Summary: Everyone Abandons Jesus. It’s really remarkable when you think about … just how many people abandoned Jesus at His greatest time of need.

At the end of today’s service, I’ll be offering you an opportunity to respond to Christ. In fact, some of you may want to grab your worship guide right now and find the communication card. There, you’ll find an opportunity to be a part of next Sunday’s baptism service. Place your name there and simply circle the words, “I want to be baptized.” I invite you to bring this card to me or one of us at the Encourager’s Room at the end of today’s service.

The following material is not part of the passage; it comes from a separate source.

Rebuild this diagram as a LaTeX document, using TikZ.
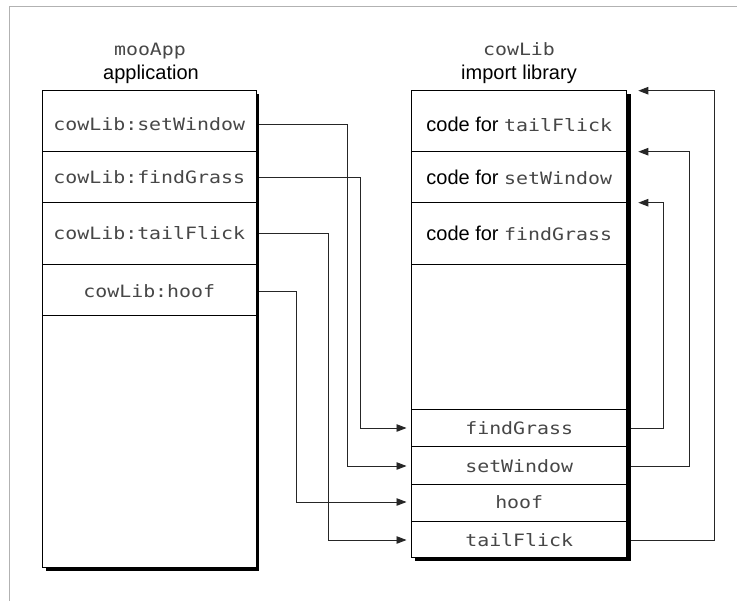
\documentclass[tikz,border=0pt]{standalone}
\usepackage{fontspec}
\setmainfont{Liberation Sans}
\newfontfamily\monof[FakeStretch=1.17]{DejaVu Sans Mono}
\usetikzlibrary{arrows.meta}
\newcommand\mtxt[1]{{\monof\fontsize{17bp}{20bp}\selectfont\textcolor{black!72}{#1}}}
\begin{document}
\begin{tikzpicture}[x=1bp,y=-1bp,
  mono/.style={font=\monof\fontsize{17bp}{20bp}\selectfont, text=black!72},
  sans/.style={font=\fontsize{20bp}{24bp}\selectfont},
  lrow/.style={mono, minimum width=213.5bp, inner sep=0pt},
  rrow/.style={mono, minimum width=215bp, inner sep=0pt},
  crow/.style={sans, minimum width=215bp, inner sep=0pt},
  conn/.style={draw=black!85, line width=0.9bp},
  arr/.style={conn, -{Triangle[length=10bp,width=7.5bp]}},
  sep/.style={line width=0.8bp},
  boxline/.style={fill=white, draw=black, line width=1bp},
]
\useasboundingbox (0,0) rectangle (737,601);
\fill[white] (0,0) rectangle (737,601);
\draw[black!30, line width=1.5bp] (9.5,601) -- (9.5,6.5) -- (737,6.5);

% left box
\fill[black] (46,94) rectangle (259.2,570.5);
\filldraw[boxline] (42.5,90.7) rectangle (256,567);
\foreach \yy in {151.7,202.7,264.3,315} \draw[sep] (42.5,\yy) -- (256,\yy);

% right box
\fill[black] (415,94.5) rectangle (630.7,560.7);
\filldraw[boxline] (411.7,90.7) rectangle (626.7,557);
\foreach \yy in {151.7,202.7,264.3,409.3,446.7,484.3,521.7} \draw[sep] (411.7,\yy) -- (626.7,\yy);

% titles
\node[mono, anchor=base] (appname) at (150,56) {mooApp};
\node[sans, anchor=base] (applbl) at (151,80) {application};
\node[mono, anchor=base] (libname) at (519,56) {cowLib};
\node[sans, anchor=base] (liblbl) at (519,80) {import library};

% left rows
\node[lrow] (l1) at (149.25,124) {cowLib:setWindow};
\node[lrow] (l2) at (149.25,177) {cowLib:findGrass};
\node[lrow] (l3) at (149.25,233) {cowLib:tailFlick};
\node[lrow] (l4) at (149.25,291) {cowLib:hoof};

% right code rows
\node[crow] (c1) at (519.2,124) {code for \mtxt{tailFlick}};
\node[crow] (c2) at (519.2,177) {code for \mtxt{setWindow}};
\node[crow] (c3) at (519.2,233) {code for \mtxt{findGrass}};

% right lower rows
\node[rrow] (rfg) at (519.2,428) {findGrass};
\node[rrow] (rsw) at (519.2,466) {setWindow};
\node[rrow] (rho) at (519.2,502) {hoof};
\node[rrow] (rtf) at (519.2,540) {tailFlick};

% arrow targets on the right
\coordinate (t1) at (638.3,90.7);
\coordinate (t2) at (638.3,151.7);
\coordinate (t3) at (638.3,202.7);

% left connectors
\draw[arr] ([xshift=3bp]l1.east) -- ++(88,0) |- ([xshift=-5bp]rsw.west);
\draw[arr] ([xshift=3bp]l2.east) -- ++(101,0) |- ([xshift=-5bp]rfg.west);
\draw[arr] ([xshift=3bp]l3.east) -- ++(69.3,0) |- ([xshift=-5bp]rtf.west);
\draw[arr] ([xshift=3bp]l4.east) -- ++(37.7,0) |- ([xshift=-5bp]rho.west);

% right connectors
\draw[arr] ([xshift=4bp]rfg.east) -- ++(32.6,0) |- (t3);
\draw[arr] ([xshift=4bp]rsw.east) -- ++(58.3,0) |- (t2);
\draw[arr] ([xshift=4bp]rtf.east) -- ++(83.6,0) |- (t1);
\end{tikzpicture}
\end{document}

It’s late on Thursday and Jesus and His Disciples are in the middle of the Last Supper. While Jesus is the main character, we also need to pause to look at two disciples, Peter and Judas. For these two disciples’ faltering relationship with Jesus not only make for great theatre, but they even more importantly show us something about OUR relationship with Jesus. Today, I want to ask you a chilling question: are you Peter or are you Judas?

Today’s Scripture

And when the hour came, he reclined at table, and the apostles with him. 15 And he said to them, “I have earnestly desired to eat this Passover with you before I suffer. 16 For I tell you I will not eat it until it is fulfilled in the kingdom of God.” 17 And he took a cup, and when he had given thanks he said, “Take this, and divide it among yourselves. 18 For I tell you that from now on I will not drink of the fruit of the vine until the kingdom of God comes.” 19 And he took bread, and when he had given thanks, he broke it and gave it to them, saying, “This is my body, which is given for you. Do this in remembrance of me.” 20 And likewise the cup after they had eaten, saying, “This cup that is poured out for you is the new covenant in my blood. 21 But behold, the hand of him who betrays me is with me on the table. 22 For the Son of Man goes as it has been determined, but woe to that man by whom he is betrayed!” 23 And they began to question one another, which of them it could be who was going to do this.

24 A dispute also arose among them, as to which of them was to be regarded as the greatest. 25 And he said to them, “The kings of the Gentiles exercise lordship over them, and those in authority over them are called benefactors. 26 But not so with you. Rather, let the greatest among you become as the youngest, and the leader as one who serves. 27 For who is the greater, one who reclines at table or one who serves? Is it not the one who reclines at table? But I am among you as the one who serves.

28 “You are those who have stayed with me in my trials, 29 and I assign to you, as my Father assigned to me, a kingdom, 30 that you may eat and drink at my table in my kingdom and sit on thrones judging the twelve tribes of Israel.

“31 Simon, Simon, behold, Satan demanded to have you, that he might sift you like wheat, 32 but I have prayed for you that your faith may not fail. And when you have turned again, strengthen your brothers.” 33 Peter said to him, “Lord, I am ready to go with you both to prison and to death.” 34 Jesus said, “I tell you, Peter, the rooster will not crow this day, until you deny three times that you know me” (Luke 22:14-34).

We are still around fifteen hours before Jesus’ death and the narrative is action packed. There is so much packed into the few hours before Jesus’ murder that you feel like you are watching three tennis matches at once. We are but one hundred eighty verses from the end of Luke’s gospel.

Today is Thursday in Holy Week and I want to ask your focus on two disciples – Peter and Judas. Jesus’ death is just around the corner and the hostility to Jesus is growing rapidly. Two men spent equal time with Jesus but came away from their encounter walking in completely two different directions for eternity. One man hung himself while the other went on to become a martyr for Christ. One faltered but was a genuine disciple while the other’s life is completely without the marks of a true disciple. What was it about these two men and their response to Jesus Christ?

Sermon Preview

1. Jesus is Abandoned

2. Judas is Himself

3. Peter is Tested

1. Jesus is Abandoned

Sandwiched in the tight space of the events of Thursday evening is Jesus’ washing of the Disciples’ feet, the eating of the Passover lamb, as well as the beginning of the last Supper. Again, sandwiched inside the tightest of windows is Jesus’ abandonment.